Take that information, and flip it into marketing copy:
- Carry all of your essentials (phone, money, chapstick)
- Industrial grade zipper for reliable and easy access
- Perfect for all your family trips – fishing excursions, festivals, and summer adventures!
Now this is just one review and perhaps more effort could be put into the copy, but you get the idea.
This particular fanny pack has over 1800 reviews, and there are numerous other fanny packs each with their own reviews.
Spend some time reading over many different reviews for a variety of different products and you’ll have a solid idea of what people are saying. Their pain points, what they’re looking for, why they need it, etc.
Incorporate this into your messaging on your website, Facebook Ads, emails – and you’ll connect with your customers in a real-world, tangible way.
While Amazon is just one place to find customer reviews if you’re going to use Google to find reviews, make sure you’re looking at reviews written by customers. Remember, we want everyday language from real customers, not what some pretentious blogger has to say (unless that’s your market).
Online reviews are ideal and a hyper-relevant and direct source of customer insight. However, anywhere your audience is talking can provide valuable information.
Here are a few more resources to add to your toolbelt:
Facebook Groups– There are countless Facebook groups covering a wide range of topics. Find those relevant to your business and join the conversation.

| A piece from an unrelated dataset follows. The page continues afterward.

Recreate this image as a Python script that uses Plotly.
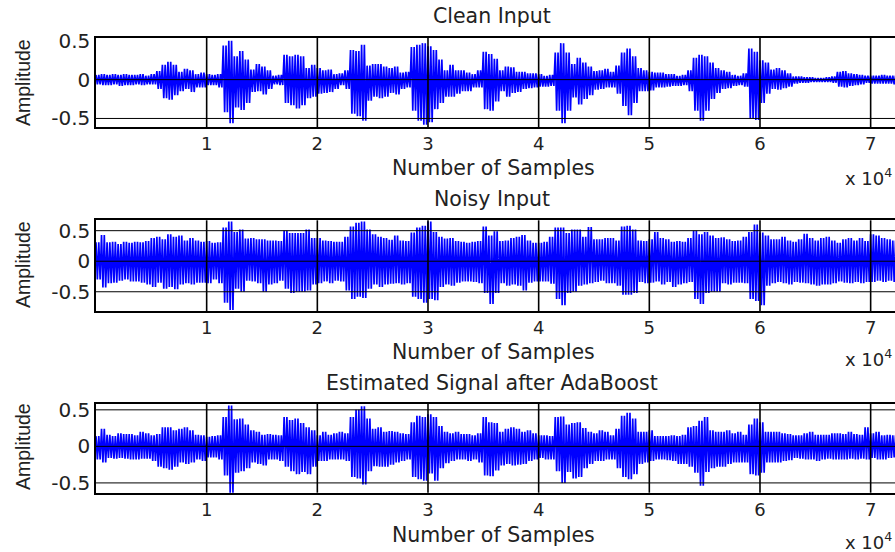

Instagram Comments– Instagram more visually oriented, and less geared towards discussion so you might not have as much luck here. Still, there are an endless sea of comments and there is bound to be some gold. You’re probably spending too much time on Instagram already, so make it productive and see what people are saying in the comments under relevant competitors, brands, and influencers.
Twitter– Admittedly I haven’t spent much time using Twitter so I don’t have much to say about it. With over 300 million active users, however, there’s a good chance you’ll be able to find some valuable insights there. Similar to Instagram, look to relevant competitors, brands, and influencers and see what people are talking about around them.
Reddit– Though the interface is unappealing to some, the way Reddit is structured can make it a great place to gain valuable insight into your audience. With an endless amount of subreddits (smaller communities focused on a given topic), you can find people grouping together to discuss just about anything. Seek out the relevant subreddits and see what people have to say.
Quora– Quora is specifically meant for people to ask questions on basically any topic, often times about problems that people are having. See how people are describing their problems, and how others provide solutions.
Forums – Although newer social media platforms have made forums less popular than they once were, they are still a great resource to learn about your audience.
Conclusion: Know Your Digital Marketing Audience!
To be clear, previously mentioned work on demographics, psychographics, analytics, and the buyer persona is important. There are already a ton of articles out there on those topics, and it often doesn’t provide much practical insight into your audience.
Rather than marketing based on some abstract concepts of who your audience is, roll your sleeves up and get your hands dirty. With the resources, we’ve gone over, and many others, there is no excuse to not have a deep understanding of your audience.